What does the Queen Consort’s sceptre, rod and ring represent? Crown Camilla will wear in ceremony
Queen Consort Camilla will be crowned and receive her coronation regalia at Westminster Abbey
and live on Freeview channel 276
The Queen Consort will use an ivory sceptre during the King’s coronation despite speculation it might be dropped entirely from the ceremony.
Camilla will be crowned when Charles is enthroned as the new monarch during the ceremony at Westminster Abbey on Saturday, 6 May. It will be the start of a weekend of events across the country including a day of volunteering and a concert featuring global pop stars.
It is understood she will hold a gold sceptre surmounted by a cross and a second staff made of ivory and topped by a dove, during the coronation. There were reports the sceptre would not be used given the Prince of Wales’s campaign to stop the illegal trafficking of animal parts, like rhino horn and elephant ivory, through his umbrella organisation United for Wildlife.

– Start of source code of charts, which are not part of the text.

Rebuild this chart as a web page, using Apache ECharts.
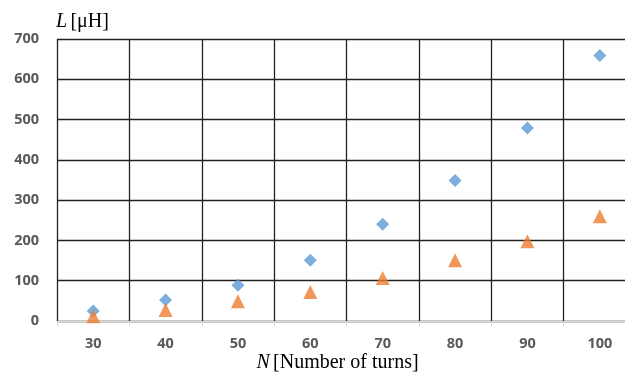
<!DOCTYPE html>
<html><head><meta charset="utf-8">
<script src="https://cdn.jsdelivr.net/npm/echarts@6/dist/echarts.min.js"></script>
<style>html,body{margin:0;padding:0;background:#fff}#c{width:625px;height:373px}</style>
</head><body><div id="c"></div>
<script>
const categories = ['30','40','50','60','70','80','90','100'];
const seriesA = [25, 52, 89, 151, 240, 349, 479, 659];
const seriesB = [12, 27, 49, 72, 107, 151, 198, 260];
const yTicks = {min: 0, max: 700, interval: 100};

const chart = echarts.init(document.getElementById('c'));
chart.setOption({
  animation: false,
  grid: {left: 57, top: 39, width: 579, height: 282, containLabel: false, outerBoundsMode: 'none'},
  xAxis: {
    type: 'category', data: categories, boundaryGap: true,
    axisLine: {lineStyle: {color: '#d9d9d9', width: 1}},
    axisTick: {show: true, length: 5, lineStyle: {color: '#d9d9d9'}},
    axisLabel: {color: '#595959', fontWeight: 'bold', fontSize: 14.5, fontFamily: 'Open Sans', margin: 15},
    splitLine: {show: true, lineStyle: {color: '#222', width: 1.3}},
    name: '{i|N} {n|[Number of turns]}', nameLocation: 'middle', nameGap: 32, nameMoveOverlap: false,
    nameTextStyle: {padding: [0, 18, 0, 0], rich: {
      i: {fontFamily: 'Liberation Serif', fontStyle: 'italic', fontSize: 20, color: '#000'},
      n: {fontFamily: 'Liberation Serif', fontSize: 20, color: '#000'}
    }}
  },
  yAxis: {
    type: 'value', min: yTicks.min, max: yTicks.max, interval: yTicks.interval,
    axisLine: {show: false}, axisTick: {show: false},
    axisLabel: {color: '#595959', fontWeight: 'bold', fontSize: 14.5, fontFamily: 'Open Sans', margin: 18},
    splitLine: {show: true, lineStyle: {color: '#222', width: 1.3}},
    name: '{i|L} {n|[μH]}', nameLocation: 'end', nameGap: 7,
    nameTextStyle: {align: 'left', padding: [0, 0, 0, -1], rich: {
      i: {fontFamily: 'Liberation Serif', fontStyle: 'italic', fontSize: 20, color: '#000'},
      n: {fontFamily: 'Liberation Serif', fontSize: 20, color: '#000'}
    }}
  },
  series: [
    {type: 'scatter', data: seriesA, symbol: 'diamond', symbolSize: 13, itemStyle: {color: '#5B9BD5'}, z: 3},
    {type: 'scatter', data: seriesB, symbol: 'triangle', symbolSize: 14, itemStyle: {color: '#ED7D31'}, z: 4}
  ]
});
</script></body></html>
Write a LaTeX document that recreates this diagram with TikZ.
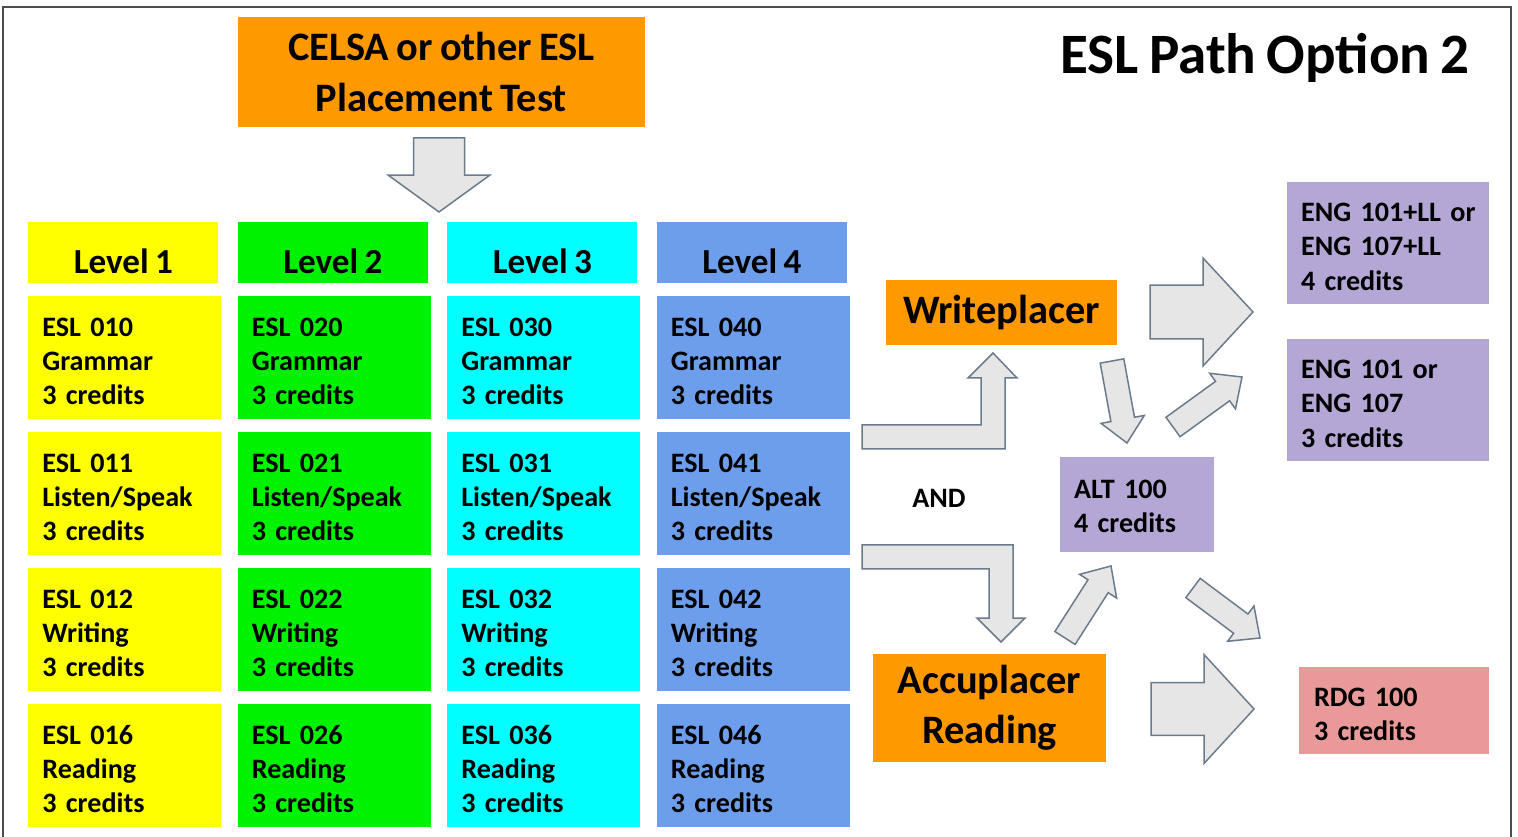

Last August, William hailed a “landmark” illegal wildlife trade sentencing that saw a man jailed for five years for conspiring to traffic millions of dollars worth of rhinoceros horns and elephant ivory. Britain is at the forefront of global conservation efforts after the Ivory Act 2018 brought in, from 6 June last year, a near-total ban in the dealing of items containing elephant ivory.
The ivory sceptre is part of the crown jewels and regalia held in trust by the monarch for the nation. They form part of the Royal Collection and have traditionally been held at the Tower of London which is managed by Historic Royal Palaces.
What do the sceptre and rod mean?
Camilla will be presented with The Queen Consort’s Rod with Dove and Sceptre with Cross. Kathryn Jones, senior curator of decorative arts, at the Royal Collection Trust, explained: “The Queen is also presented with two sceptres…this is again this symbol of temporal power – so with the cross.
“And the second sceptre, like the King’s sceptre, has the dove on the top, (and is) symbolic of equity and mercy. And this one the wings are folded, rather than spread, it has the same symbolism – so it’s the Holy Spirit.”
The Royal Collection Trust’s website says that the Queen Consort’s Sceptre with Cross is “formed from a gold rod in three sections, tapering towards the top, and is surmounted by a monde with a zone and arc of moulded gold set with table-cut stones (quartzes), with a cross above mounted with rose-cut and shaped quartzes”. ]
The Rod with Dove is made from ivory and is in “three sections, tapering towards the top, and is surmounted by a gold monde enamelled with the national emblems (rose, thistle, harp and fleur-de-lis) with a cross above on which perches an enamelled dove with wings folded”.
During the ceremony on 6 May, Barrister Baroness (Helena) Kennedy of The Shaws will carry the sceptre and General Sir Patrick Sanders will bring up the rod.
What does the Queen Consort’s ring represent?
Known as Queen Adelaide’s ring, it will be carried to Camilla by Rt Reverend and Rt Hon the Lord Chartres. Like her husband she will also receive a ring as part of the coronation regalia - Charles III’s ring will symbolise ‘kingly dignity’.
The ring Camilla will receive dates back to 1831 for the coronation of William IV and Queen Adelaide. It was a newly made ring, she bequeathed it to Queen Victoria who in turn left it to the Crown and it was deposited in the Tower of London in 1901.
What crown will Camilla wear?
The Queen Consort will wear Queen Mary’s crown during the coronation. The Duke of Wellington will present the crown to Camilla during the ceremony.
It was made for Mary of Teck, who was then the British queen, in 1911. It is art deco-inspired and was crafted by Garrard & Co, It has been on display in the Tower of London following the death of Queen Mary in 1953.